How do you tell your manager and colleagues you are leaving?
- Be sure to tell your manager before telling anyone else. Give your manager the courtesy of letting him/her know first.
- Be honest without being overly negative or critical. Tell them a bit about the exciting new opportunity and what you will be doing. Give them highlights of what caused you to consider other alternatives.
- Once you have notified your manager, submit an official resignation letter for HR. State that you are leaving and share the date, not the reasons.
- If required, schedule a formal exit interview with HR.
- Thank you manager for the opportunity you have had there and what you have learned. Ask if he/she would be a reference in the future.
- Ask how you can best spend your last two weeks – suggest documenting processes and procedures, documenting outstanding projects, training others on the team.
- Always give at least two weeks notice. If you are higher in the organization and have been there many years, you should give a one month notice.
- Ask your manager if it is ok to tell your colleagues.
- When telling your colleagues, stay as positive as possible. There is little be gained by bashing the manager or the company and it could seriously hurt you in the future.
How should you spend your last weeks on the job?
- If your current responsibilities are not already well documented, prepare as much documentation as possible.
- Compile a list of any outstanding projects or issues.
- Provide a list of where to find critical files on the computer.
- Organize and label for your files so others can find what they need easily.
- Work with your manager to identify any training you need to do with colleagues to provide coverage.
- Coordinate with your manager how you should notify customers or vendors you work with to ensure that they know who to contact once you leave.
- Don’t leave any personal items in your desk or your office.
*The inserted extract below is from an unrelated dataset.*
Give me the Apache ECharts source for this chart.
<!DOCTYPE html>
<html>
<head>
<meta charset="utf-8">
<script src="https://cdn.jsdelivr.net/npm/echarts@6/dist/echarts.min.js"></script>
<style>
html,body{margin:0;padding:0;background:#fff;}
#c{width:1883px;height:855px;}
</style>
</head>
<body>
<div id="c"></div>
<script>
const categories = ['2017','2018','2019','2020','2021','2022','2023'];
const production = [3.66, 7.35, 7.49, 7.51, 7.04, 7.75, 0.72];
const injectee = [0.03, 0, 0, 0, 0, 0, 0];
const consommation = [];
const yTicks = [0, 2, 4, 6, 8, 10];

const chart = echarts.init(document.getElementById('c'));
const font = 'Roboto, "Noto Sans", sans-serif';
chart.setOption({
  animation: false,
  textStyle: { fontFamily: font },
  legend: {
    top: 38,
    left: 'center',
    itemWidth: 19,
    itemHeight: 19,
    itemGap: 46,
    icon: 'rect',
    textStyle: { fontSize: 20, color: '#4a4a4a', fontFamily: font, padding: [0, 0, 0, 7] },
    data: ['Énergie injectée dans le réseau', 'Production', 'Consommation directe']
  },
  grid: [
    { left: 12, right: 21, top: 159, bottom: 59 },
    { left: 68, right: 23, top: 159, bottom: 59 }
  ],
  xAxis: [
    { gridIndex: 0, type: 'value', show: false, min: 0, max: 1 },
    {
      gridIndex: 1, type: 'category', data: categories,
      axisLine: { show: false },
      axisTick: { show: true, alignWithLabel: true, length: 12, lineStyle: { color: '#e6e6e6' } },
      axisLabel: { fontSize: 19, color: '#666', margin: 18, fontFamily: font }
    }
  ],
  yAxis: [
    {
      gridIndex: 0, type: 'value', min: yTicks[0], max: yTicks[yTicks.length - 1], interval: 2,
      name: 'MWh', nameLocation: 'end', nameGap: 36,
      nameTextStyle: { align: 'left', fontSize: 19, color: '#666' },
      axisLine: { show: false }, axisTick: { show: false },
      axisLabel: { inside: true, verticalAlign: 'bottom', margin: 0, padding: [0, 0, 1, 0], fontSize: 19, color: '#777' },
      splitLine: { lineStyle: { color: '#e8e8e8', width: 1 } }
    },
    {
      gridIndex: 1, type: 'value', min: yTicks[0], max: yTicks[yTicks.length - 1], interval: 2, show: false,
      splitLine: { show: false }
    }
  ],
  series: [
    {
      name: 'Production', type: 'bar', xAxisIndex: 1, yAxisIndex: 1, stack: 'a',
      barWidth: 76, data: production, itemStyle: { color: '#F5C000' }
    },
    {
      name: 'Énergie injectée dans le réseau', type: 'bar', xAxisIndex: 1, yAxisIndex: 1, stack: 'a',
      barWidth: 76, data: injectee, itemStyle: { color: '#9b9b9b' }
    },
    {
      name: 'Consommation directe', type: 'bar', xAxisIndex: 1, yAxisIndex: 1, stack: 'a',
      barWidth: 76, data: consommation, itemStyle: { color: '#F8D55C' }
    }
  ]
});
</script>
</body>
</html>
Leave your work space clean and well organized.
- Participate in an HR exit interview if requested.
- Clarify how you want to be contacted if there are questions once you leave – home email? Phone?
What do you do your last day?
- Ensure that everything above has been completed.
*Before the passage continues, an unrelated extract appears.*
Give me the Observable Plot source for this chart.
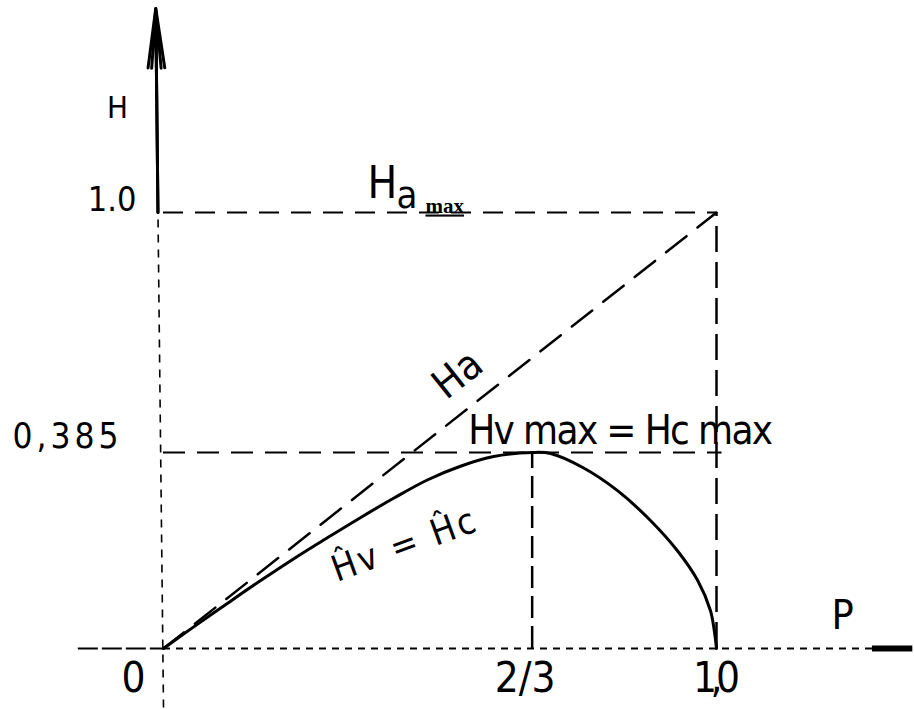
<!DOCTYPE html>
<html><head><meta charset="utf-8">
<script src="https://cdn.jsdelivr.net/npm/d3@7"></script>
<script src="https://cdn.jsdelivr.net/npm/@observablehq/plot@0.6"></script>
<style>
html,body{margin:0;padding:0;background:#fff;}
</style>
</head><body><div id="chart"></div>
<script>
// ---- data ----
const curveP = [0, 0.054, 0.116, 0.175, 0.235, 0.297, 0.356, 0.416, 0.477, 0.537, 0.597, 0.667, 0.700, 0.759, 0.821, 0.881, 0.929, 0.966, 0.989, 0.996, 1.0];
const curveH = [0, 0.042, 0.089, 0.133, 0.176, 0.218, 0.257, 0.295, 0.331, 0.358, 0.377, 0.385, 0.383, 0.355, 0.310, 0.251, 0.1925, 0.1335, 0.0746, 0.035, 0];
const haP = [0, 1];
const haH = [0, 1];
const xTicks = [0, 2/3, 1];
const xTickLabels = ["0", "2/3", "1,0"];
const yTicks = [0.385, 1];
const yTickLabels = ["0,385", "1.0"];
const pMax = 2/3, hMax = 0.385, haMax = 1;
const xAxisExtent = [-0.154, 1.282, 1.355];
const yAxisExtent = [-0.116, 1.523];

const curve = curveP.map((p, i) => ({P: p, H: curveH[i]}));
const ha = haP.map((p, i) => ({P: p, H: haH[i]}));
const xt = xTicks.map((v, i) => ({v, label: xTickLabels[i]}));
const yt = yTicks.map((v, i) => ({v, label: yTickLabels[i]}));

const sans = "'Liberation Sans Narrow','DejaVu Sans Condensed','Liberation Sans',sans-serif";
const serif = "'Liberation Serif','DejaVu Serif',serif";
const yArrow = [{x1: -0.01, y1: haMax, x2: -0.014, y2: yAxisExtent[1]}];
const xLabelShift = [-30, -7, 0];

const plot = Plot.plot({
  width: 914, height: 709, margin: 0,
  style: {background: "white", fontFamily: sans, color: "black", overflow: "visible"},
  x: {type: "linear", domain: [0, 1], range: [163, 716], axis: null},
  y: {type: "linear", domain: [0, hMax, haMax], range: [648, 452, 212], axis: null},
  marks: [
    // P axis
    Plot.ruleY([0], {x1: xAxisExtent[0], x2: 0, stroke: "black", strokeWidth: 2.2, strokeDasharray: "20,4"}),
    Plot.ruleY([0], {x1: 0, x2: xAxisExtent[1], stroke: "black", strokeWidth: 2, strokeDasharray: "7,6"}),
    Plot.ruleY([0], {x1: xAxisExtent[1], x2: xAxisExtent[2], stroke: "black", strokeWidth: 6}),
    // H axis
    Plot.link([{x1: 0, y1: yAxisExtent[0], x2: -0.01, y2: haMax}], {x1: "x1", y1: "y1", x2: "x2", y2: "y2", stroke: "black", strokeWidth: 1.6, strokeDasharray: "8,7"}),
    Plot.arrow(yArrow, {x1: "x1", y1: "y1", x2: "x2", y2: "y2", stroke: "black", strokeWidth: 3, headLength: 30, headAngle: 16}),
    Plot.arrow(yArrow, {x1: "x1", y1: "y1", x2: "x2", y2: "y2", stroke: "black", strokeWidth: 3, headLength: 30, headAngle: 9}),
    // guide lines
    Plot.ruleY([haMax], {x1: 0, x2: 1, stroke: "black", strokeWidth: 2, strokeDasharray: "20,12"}),
    Plot.ruleY([hMax], {x1: 0, x2: 1.01, stroke: "black", strokeWidth: 2, strokeDasharray: "22,12"}),
    Plot.ruleX([1], {y1: 0, y2: haMax, stroke: "black", strokeWidth: 2.5, strokeDasharray: "26,10"}),
    Plot.ruleX([pMax], {y1: 0, y2: hMax, stroke: "black", strokeWidth: 2.5, strokeDasharray: "22,8"}),
    // Ha line
    Plot.line(ha, {x: "P", y: "H", stroke: "black", strokeWidth: 2.5, strokeDasharray: "26,14"}),
    // Hv = Hc curve
    Plot.line(curve, {x: "P", y: "H", curve: "catmull-rom", stroke: "black", strokeWidth: 3}),
    // tick labels
    Plot.text(yt.filter(d => d.v === 1), {x: 0, y: "v", text: "label", textAnchor: "end", lineAnchor: "bottom", dx: -27, dy: -2, fontSize: 34}),
    Plot.text(yt.filter(d => d.v !== 1), {x: 0, y: "v", text: "label", textAnchor: "end", lineAnchor: "bottom", dx: -45, dy: -5, fontSize: 35}),
    ...xt.map((d, i) => Plot.text([d], {x: "v", y: 0, text: "label", lineAnchor: "top", dx: xLabelShift[i], dy: 14, fontSize: 42})),
    // axis titles
    Plot.text(["P"], {x: 1, y: 0, text: d => d, textAnchor: "start", lineAnchor: "bottom", dx: 115, dy: -20, fontSize: 41}),
    Plot.text(["H"], {x: 0, y: haMax, text: d => d, textAnchor: "middle", lineAnchor: "bottom", dx: -46, dy: -95, fontSize: 31}),
    // Ha max label
    Plot.text(["H"], {x: 0, y: haMax, text: d => d, textAnchor: "start", lineAnchor: "bottom", dx: 204, dy: -15, fontSize: 44}),
    Plot.text(["a"], {x: 0, y: haMax, text: d => d, textAnchor: "start", lineAnchor: "bottom", dx: 233, dy: -5, fontSize: 38}),
    Plot.text(["max"], {x: 0, y: haMax, text: d => d, textAnchor: "start", lineAnchor: "bottom", dx: 262, dy: 0, fontSize: 21, fontFamily: serif, fontWeight: "bold"}),
    // Ha along line
    Plot.text(["Ha"], {x: 0.532, y: hMax, text: d => d, textAnchor: "middle", lineAnchor: "middle", dy: -78, rotate: -38.7, fontSize: 41}),
    // Hv max = Hc max
    Plot.text(["Hv max = Hc max"], {x: pMax, y: hMax, text: d => d, textAnchor: "start", lineAnchor: "bottom", dx: -64, dy: -9, fontSize: 40}),
    // Hv = Hc on curve
    Plot.text(["Ĥv = Ĥc"], {x: 0.434, y: 0, text: d => d, textAnchor: "middle", lineAnchor: "middle", dy: -103, rotate: -20, fontSize: 36})
  ]
});

const fit = {"0,385": 106, "Hv max = Hc max": 305, "1,0": 47, "Ĥv = Ĥc": 150};
d3.select(plot).selectAll("text").each(function() {
  const t = this.textContent;
  if (fit[t]) { this.setAttribute("textLength", fit[t]); this.setAttribute("lengthAdjust", "spacing"); }
  if (t === "max") this.setAttribute("text-decoration", "underline");
});
document.getElementById("chart").appendChild(plot);
</script>
</body></html>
- Turn in any keys, ID tags, passwords, etc.
- Update your voicemail and email with appropriate contact information for whoever will be covering.
- Address any outstanding questions with your manager and colleagues.
- Graciously say goodbye and thank you for the experience.
Unprofessional exits are remembered long after the person leaves the company. It is a small world, and you will likely need references someday. Resist the urge to let them know what you really think and exit in a professional manner. You will be glad you did down the road.